Higehiro ep 9 – Quite the surprise here: Sayu’s elder brother is actually quite reasonable and genuinely protective/supportive of Sayu, even if his methods (leaving Sayu unsupervised in circumstances like this?) leave something to be desired. Sayu’s motivation to run is also laid bare by the flashbacks, and it is pretty awful; her friend’s suicide over being bullied because of her association with Sayu was bad enough, but man, her mother is a class act. No matter how much you are inconvenienced, there are some things you just don’t ever say to your kids. Also kudos to Asami for once again coming through as the caring friend.

The Saint’s Magic Power is Omnipotent episode 9 – Seeing the matter involving Prince Kyle and Aira resolved to a certain degree is very satisfying, even if it supposedly makes the prince come off looking better than the source material does. (And Kyle shouldn’t ever underestimate his future bride Elizabeth, as she seems able to see through him.) Feel like that whole situation could have been build up more for dramatic effect, but it’s still nice to see Aira no longer being an afterthought character.

Vivy -Flourite Eye’s Song episode 11 – The revelation of the final boss’s identity – and thus the reason why the AI insurrection happened despite the Singularity Project’s efforts – is an interesting choice, but ultimately the only logical candidate. The irony that Vivy’s success at achieving what no other AI has probably ultimately spurred the uprising in this timeline (I’m guessing it showed the “boss” that humans are no longer needed?) is also implicit. That was also a neat sort-of reappearance from a much earlier character.

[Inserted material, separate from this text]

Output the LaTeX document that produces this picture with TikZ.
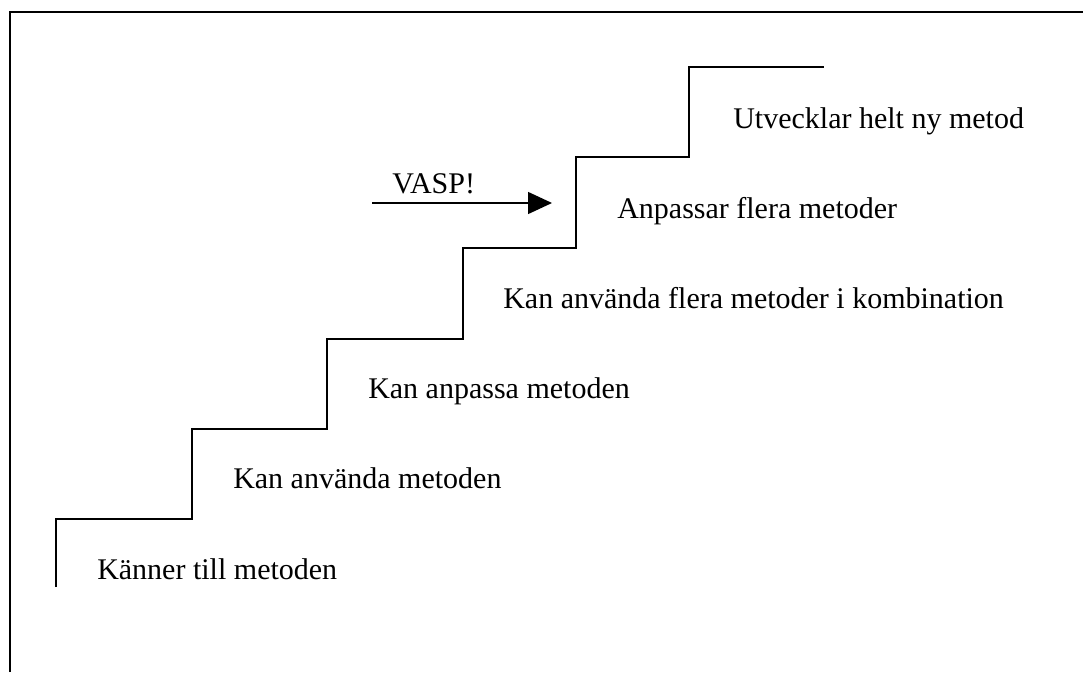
\documentclass[tikz,border=0pt]{standalone}
\usepackage{fontspec}
\setmainfont{Liberation Serif}
\usetikzlibrary{arrows.meta}
\begin{document}
\begin{tikzpicture}[x=0.75pt, y=-0.75pt,
  line join=miter,
  stairline/.style={line width=1.4pt},
  frameline/.style={line width=1.3pt},
  steplabel/.style={anchor=base west, inner sep=0pt,
    font=\fontsize{22.5pt}{27pt}\selectfont},
  pointer/.style={line width=1.1pt, -{Triangle[length=18pt, width=16.5pt]}}]
  \useasboundingbox (0,0) rectangle (1083,672);
  % open frame: left and top edges only
  \draw[frameline] (10,672) -- (10,12) -- (1083,12);
  % staircase
  \draw[stairline] (56,587) |- (192,519) |- (327,429) |- (463,339)
    |- (576,248) |- (689,157) |- (824,67);
  % labels on each step
  \node[steplabel] (s1) at (97,579) {Känner till metoden};
  \node[steplabel] (s2) at (233,488) {Kan använda metoden};
  \node[steplabel] (s3) at (368,398) {Kan anpassa metoden};
  \node[steplabel] (s4) at (503,308) {Kan använda flera metoder i kombination};
  \node[steplabel] (s5) at (617,218) {Anpassar flera metoder};
  \node[steplabel] (s6) at (733,128) {Utvecklar helt ny metod};
  % VASP! arrow
  \node[steplabel] (vasp) at (392,193) {VASP!};
  \coordinate (vstart) at (372,203);
  \coordinate (vend) at (552,203);
  \draw[pointer] (vstart) -- (vend);
\end{tikzpicture}
\end{document}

Zombie Land Saga Revenge episode 9 – For me, this was maybe the most satisfying episode of the whole series, as it lays out why Yugiri was likely chosen for this project despite being from such an earlier era than the rest; she was a pivotal player in why Saga exists as a prefecture to this day. This also explains why she has settled into this new era without complaint: she gets to see what became of her efforts way back then. The performance at the end of the episode was killer, too; it’s probably my favorite of the series to date. Also, a lot has been discussed in other forums about the picture of Tae in the photographer’s window back in the past, but I’m not sure how much can be made of that since the other girls also appeared in the past in some form or another.